Stored data
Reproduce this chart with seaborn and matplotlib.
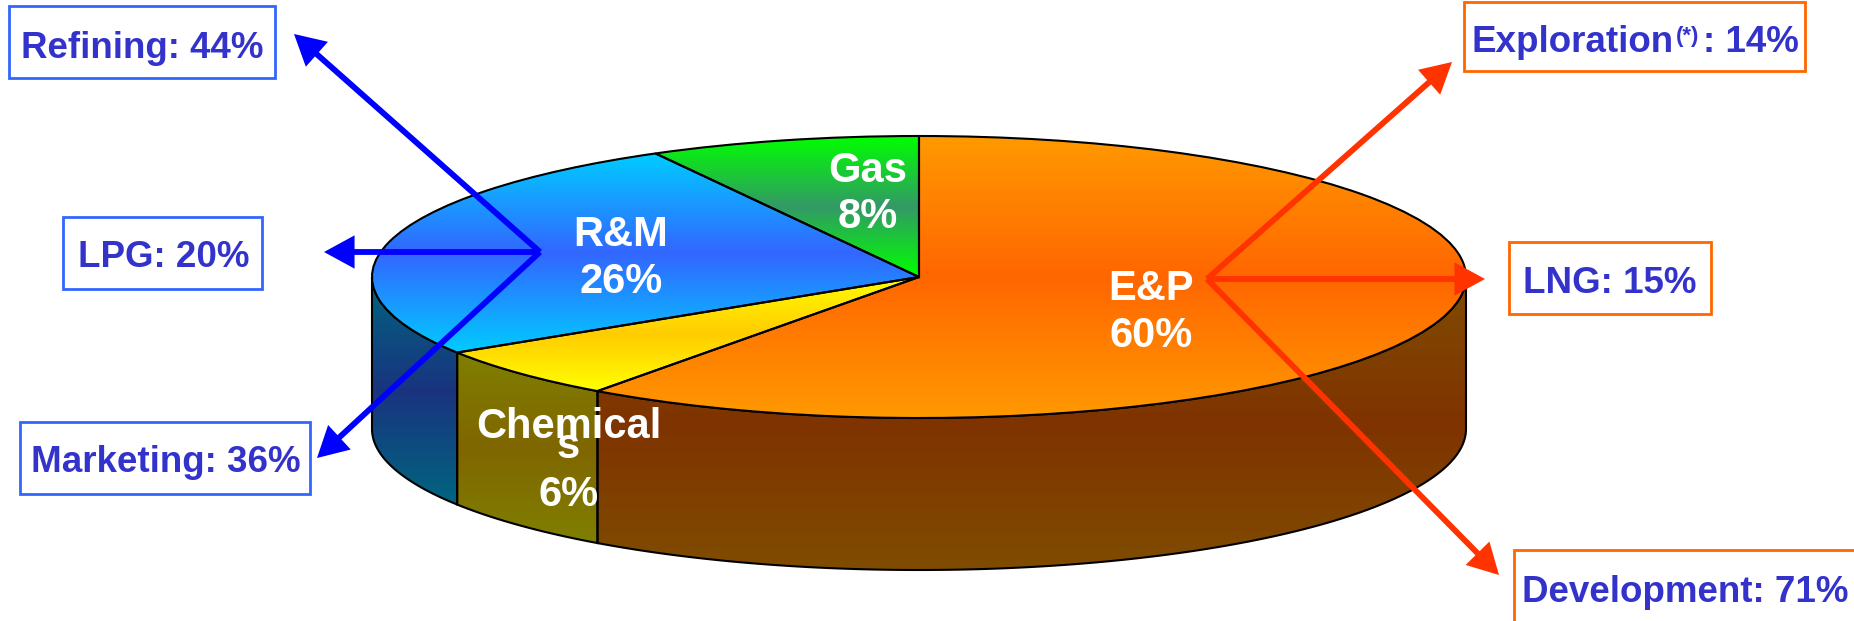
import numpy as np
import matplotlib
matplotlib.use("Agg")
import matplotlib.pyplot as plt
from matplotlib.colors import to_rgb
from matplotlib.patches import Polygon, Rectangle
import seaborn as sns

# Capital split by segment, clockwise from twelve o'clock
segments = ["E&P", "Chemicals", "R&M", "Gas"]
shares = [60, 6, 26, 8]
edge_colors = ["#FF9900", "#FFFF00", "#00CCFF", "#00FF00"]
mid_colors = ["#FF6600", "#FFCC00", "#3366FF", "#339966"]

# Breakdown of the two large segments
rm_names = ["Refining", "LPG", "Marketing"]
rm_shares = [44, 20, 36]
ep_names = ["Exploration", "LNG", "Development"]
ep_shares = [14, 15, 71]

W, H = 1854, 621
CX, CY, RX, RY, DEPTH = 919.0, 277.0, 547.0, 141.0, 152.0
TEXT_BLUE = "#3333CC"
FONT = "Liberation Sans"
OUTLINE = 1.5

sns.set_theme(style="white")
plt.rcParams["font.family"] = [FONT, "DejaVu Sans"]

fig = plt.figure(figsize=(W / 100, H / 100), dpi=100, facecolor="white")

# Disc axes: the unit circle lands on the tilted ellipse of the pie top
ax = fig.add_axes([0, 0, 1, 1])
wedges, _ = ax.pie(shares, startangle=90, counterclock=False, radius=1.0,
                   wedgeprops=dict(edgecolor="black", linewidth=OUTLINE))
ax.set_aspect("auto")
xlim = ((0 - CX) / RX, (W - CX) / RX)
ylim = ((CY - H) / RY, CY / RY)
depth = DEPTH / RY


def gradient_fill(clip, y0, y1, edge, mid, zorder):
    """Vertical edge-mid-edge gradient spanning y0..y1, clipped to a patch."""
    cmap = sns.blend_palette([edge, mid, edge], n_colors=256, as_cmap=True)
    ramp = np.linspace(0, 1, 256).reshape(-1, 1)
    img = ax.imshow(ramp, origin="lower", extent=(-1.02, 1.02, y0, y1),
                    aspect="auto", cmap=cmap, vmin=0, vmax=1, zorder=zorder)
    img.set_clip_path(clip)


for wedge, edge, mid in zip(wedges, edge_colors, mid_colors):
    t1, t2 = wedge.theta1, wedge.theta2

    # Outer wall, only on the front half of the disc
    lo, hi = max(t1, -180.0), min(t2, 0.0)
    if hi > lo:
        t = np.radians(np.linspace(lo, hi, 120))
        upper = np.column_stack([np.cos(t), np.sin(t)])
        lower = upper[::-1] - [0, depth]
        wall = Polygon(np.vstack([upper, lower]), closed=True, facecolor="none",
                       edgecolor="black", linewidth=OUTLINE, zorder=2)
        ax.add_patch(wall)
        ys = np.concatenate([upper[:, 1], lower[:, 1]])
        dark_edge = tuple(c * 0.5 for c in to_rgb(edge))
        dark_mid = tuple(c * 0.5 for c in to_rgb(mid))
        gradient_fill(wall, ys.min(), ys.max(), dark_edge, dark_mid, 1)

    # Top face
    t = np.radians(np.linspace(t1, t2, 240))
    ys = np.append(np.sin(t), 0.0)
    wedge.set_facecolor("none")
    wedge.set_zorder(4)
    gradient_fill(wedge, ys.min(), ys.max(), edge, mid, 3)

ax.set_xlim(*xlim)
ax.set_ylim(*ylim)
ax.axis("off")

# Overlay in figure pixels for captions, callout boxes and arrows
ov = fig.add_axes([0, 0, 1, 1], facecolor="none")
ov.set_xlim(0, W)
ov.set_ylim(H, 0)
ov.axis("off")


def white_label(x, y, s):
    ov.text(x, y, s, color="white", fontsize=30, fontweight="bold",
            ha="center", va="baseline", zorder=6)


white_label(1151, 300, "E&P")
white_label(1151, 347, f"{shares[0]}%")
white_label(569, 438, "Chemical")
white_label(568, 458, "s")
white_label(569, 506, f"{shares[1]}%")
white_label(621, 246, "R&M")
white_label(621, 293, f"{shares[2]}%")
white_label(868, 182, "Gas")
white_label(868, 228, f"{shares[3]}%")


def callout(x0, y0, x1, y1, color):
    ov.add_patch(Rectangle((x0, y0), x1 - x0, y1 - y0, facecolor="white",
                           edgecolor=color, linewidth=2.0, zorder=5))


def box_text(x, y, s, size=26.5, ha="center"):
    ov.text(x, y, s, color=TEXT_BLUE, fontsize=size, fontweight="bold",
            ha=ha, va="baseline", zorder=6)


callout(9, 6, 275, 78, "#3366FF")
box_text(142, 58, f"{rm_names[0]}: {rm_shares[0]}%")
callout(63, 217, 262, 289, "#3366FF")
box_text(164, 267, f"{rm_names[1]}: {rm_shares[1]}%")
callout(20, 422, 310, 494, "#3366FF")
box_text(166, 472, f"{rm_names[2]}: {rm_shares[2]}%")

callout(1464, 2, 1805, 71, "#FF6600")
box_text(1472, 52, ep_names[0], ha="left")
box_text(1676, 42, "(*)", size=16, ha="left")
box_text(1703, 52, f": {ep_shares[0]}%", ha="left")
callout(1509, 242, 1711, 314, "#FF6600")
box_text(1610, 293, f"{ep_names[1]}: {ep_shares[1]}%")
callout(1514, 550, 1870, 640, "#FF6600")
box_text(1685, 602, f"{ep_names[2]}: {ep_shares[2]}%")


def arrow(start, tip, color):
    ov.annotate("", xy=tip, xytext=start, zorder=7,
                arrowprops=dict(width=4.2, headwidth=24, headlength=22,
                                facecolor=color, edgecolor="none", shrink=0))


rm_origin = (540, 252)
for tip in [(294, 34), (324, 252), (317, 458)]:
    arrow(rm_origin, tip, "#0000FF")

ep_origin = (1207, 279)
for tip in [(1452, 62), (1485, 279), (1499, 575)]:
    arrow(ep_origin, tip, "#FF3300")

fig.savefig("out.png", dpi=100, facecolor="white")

What the task asks
Print the complete listing exactly, apart from any pictures.

Full output
Reproduce this chart with seaborn and matplotlib.
import numpy as np
import matplotlib
matplotlib.use("Agg")
import matplotlib.pyplot as plt
from matplotlib.colors import to_rgb
from matplotlib.patches import Polygon, Rectangle
import seaborn as sns

# Capital split by segment, clockwise from twelve o'clock
segments = ["E&P", "Chemicals", "R&M", "Gas"]
shares = [60, 6, 26, 8]
edge_colors = ["#FF9900", "#FFFF00", "#00CCFF", "#00FF00"]
mid_colors = ["#FF6600", "#FFCC00", "#3366FF", "#339966"]

# Breakdown of the two large segments
rm_names = ["Refining", "LPG", "Marketing"]
rm_shares = [44, 20, 36]
ep_names = ["Exploration", "LNG", "Development"]
ep_shares = [14, 15, 71]

W, H = 1854, 621
CX, CY, RX, RY, DEPTH = 919.0, 277.0, 547.0, 141.0, 152.0
TEXT_BLUE = "#3333CC"
FONT = "Liberation Sans"
OUTLINE = 1.5

sns.set_theme(style="white")
plt.rcParams["font.family"] = [FONT, "DejaVu Sans"]

fig = plt.figure(figsize=(W / 100, H / 100), dpi=100, facecolor="white")

# Disc axes: the unit circle lands on the tilted ellipse of the pie top
ax = fig.add_axes([0, 0, 1, 1])
wedges, _ = ax.pie(shares, startangle=90, counterclock=False, radius=1.0,
                   wedgeprops=dict(edgecolor="black", linewidth=OUTLINE))
ax.set_aspect("auto")
xlim = ((0 - CX) / RX, (W - CX) / RX)
ylim = ((CY - H) / RY, CY / RY)
depth = DEPTH / RY


def gradient_fill(clip, y0, y1, edge, mid, zorder):
    """Vertical edge-mid-edge gradient spanning y0..y1, clipped to a patch."""
    cmap = sns.blend_palette([edge, mid, edge], n_colors=256, as_cmap=True)
    ramp = np.linspace(0, 1, 256).reshape(-1, 1)
    img = ax.imshow(ramp, origin="lower", extent=(-1.02, 1.02, y0, y1),
                    aspect="auto", cmap=cmap, vmin=0, vmax=1, zorder=zorder)
    img.set_clip_path(clip)


for wedge, edge, mid in zip(wedges, edge_colors, mid_colors):
    t1, t2 = wedge.theta1, wedge.theta2

    # Outer wall, only on the front half of the disc
    lo, hi = max(t1, -180.0), min(t2, 0.0)
    if hi > lo:
        t = np.radians(np.linspace(lo, hi, 120))
        upper = np.column_stack([np.cos(t), np.sin(t)])
        lower = upper[::-1] - [0, depth]
        wall = Polygon(np.vstack([upper, lower]), closed=True, facecolor="none",
                       edgecolor="black", linewidth=OUTLINE, zorder=2)
        ax.add_patch(wall)
        ys = np.concatenate([upper[:, 1], lower[:, 1]])
        dark_edge = tuple(c * 0.5 for c in to_rgb(edge))
        dark_mid = tuple(c * 0.5 for c in to_rgb(mid))
        gradient_fill(wall, ys.min(), ys.max(), dark_edge, dark_mid, 1)

    # Top face
    t = np.radians(np.linspace(t1, t2, 240))
    ys = np.append(np.sin(t), 0.0)
    wedge.set_facecolor("none")
    wedge.set_zorder(4)
    gradient_fill(wedge, ys.min(), ys.max(), edge, mid, 3)

ax.set_xlim(*xlim)
ax.set_ylim(*ylim)
ax.axis("off")

# Overlay in figure pixels for captions, callout boxes and arrows
ov = fig.add_axes([0, 0, 1, 1], facecolor="none")
ov.set_xlim(0, W)
ov.set_ylim(H, 0)
ov.axis("off")


def white_label(x, y, s):
    ov.text(x, y, s, color="white", fontsize=30, fontweight="bold",
            ha="center", va="baseline", zorder=6)


white_label(1151, 300, "E&P")
white_label(1151, 347, f"{shares[0]}%")
white_label(569, 438, "Chemical")
white_label(568, 458, "s")
white_label(569, 506, f"{shares[1]}%")
white_label(621, 246, "R&M")
white_label(621, 293, f"{shares[2]}%")
white_label(868, 182, "Gas")
white_label(868, 228, f"{shares[3]}%")


def callout(x0, y0, x1, y1, color):
    ov.add_patch(Rectangle((x0, y0), x1 - x0, y1 - y0, facecolor="white",
                           edgecolor=color, linewidth=2.0, zorder=5))


def box_text(x, y, s, size=26.5, ha="center"):
    ov.text(x, y, s, color=TEXT_BLUE, fontsize=size, fontweight="bold",
            ha=ha, va="baseline", zorder=6)


callout(9, 6, 275, 78, "#3366FF")
box_text(142, 58, f"{rm_names[0]}: {rm_shares[0]}%")
callout(63, 217, 262, 289, "#3366FF")
box_text(164, 267, f"{rm_names[1]}: {rm_shares[1]}%")
callout(20, 422, 310, 494, "#3366FF")
box_text(166, 472, f"{rm_names[2]}: {rm_shares[2]}%")

callout(1464, 2, 1805, 71, "#FF6600")
box_text(1472, 52, ep_names[0], ha="left")
box_text(1676, 42, "(*)", size=16, ha="left")
box_text(1703, 52, f": {ep_shares[0]}%", ha="left")
callout(1509, 242, 1711, 314, "#FF6600")
box_text(1610, 293, f"{ep_names[1]}: {ep_shares[1]}%")
callout(1514, 550, 1870, 640, "#FF6600")
box_text(1685, 602, f"{ep_names[2]}: {ep_shares[2]}%")


def arrow(start, tip, color):
    ov.annotate("", xy=tip, xytext=start, zorder=7,
                arrowprops=dict(width=4.2, headwidth=24, headlength=22,
                                facecolor=color, edgecolor="none", shrink=0))


rm_origin = (540, 252)
for tip in [(294, 34), (324, 252), (317, 458)]:
    arrow(rm_origin, tip, "#0000FF")

ep_origin = (1207, 279)
for tip in [(1452, 62), (1485, 279), (1499, 575)]:
    arrow(ep_origin, tip, "#FF3300")

fig.savefig("out.png", dpi=100, facecolor="white")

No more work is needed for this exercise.